The General Dynamics Mission Systems’ two-channel AN/PRC-155 MUOS-Manpack radio has successfully provided voice and data communications with on-orbit Mobile User Objective System (MUOS) satellites during a recently concluded government test of the MUOS satellite network. The demonstration was part of an Army conducted customer test with the AN/PRC-155 MUOS-Manpack radio running terrestrial waveforms – the Soldier Radio Waveform and the Single Channel Ground and Airborne Radio System waveform – simultaneously with the MUOS waveform. The demonstration, paired with Navy MUOS operational tests, will help determine if the MUOS waveform is ready for operational use across the services.
The Lockheed Martin-built MUOS satellite communications network is the new global communications network for secure, smartphone-like voice clarity and robust data communications for U.S. Department of Defense and government personnel. The AN/PRC-155 Manpack radio is currently fielded to the U.S. Army and is a communications hub connecting Army personnel to the Warfighter Information Network – Tactical (WIN-T) and other local and wide area military communication networks.

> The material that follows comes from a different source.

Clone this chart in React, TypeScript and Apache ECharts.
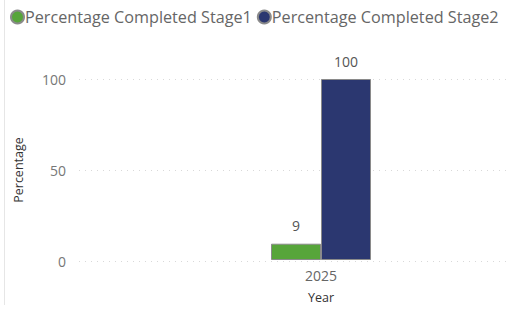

“As part of the Handheld, Manpack and Small Form Fit (HMS) family, the PRC-155 Manpack is the only Army-fielded radio available to the U.S. today,” said Mike DiBiase, a vice president and general manager of General Dynamics Mission Systems. “These radios connect the new MUOS network, bridging lower-tier tactical networks like the soldier radio waveform and SINCGARS radios to the big Army network, reaching back to Army personnel located in the most austere locations.”
The General Dynamics PRC-155 MUOS-Manpack radio is equipped with a high-power amplifier that provides the radio-signal strength needed to reach the MUOS satellites that are in geo-synchronous orbit above the Earth’s equator. Using both channels, the PRC-155 is the bridge that connects different radios and waveforms used by soldiers across a mission area. The PRC-155 MUOS Manpack receives a call from a tactical radio on one channel, routes and retransmits the call using the second channel, sending the call to a satellite communications network, like MUOS or other tactical communications network.
There are currently 5,326 PRC-155 Manpack radios fielded to the Army providing secure line-of-sight and satellite communications connectivity for Army personnel deployed in places where other communication networks are unavailable or inaccessible.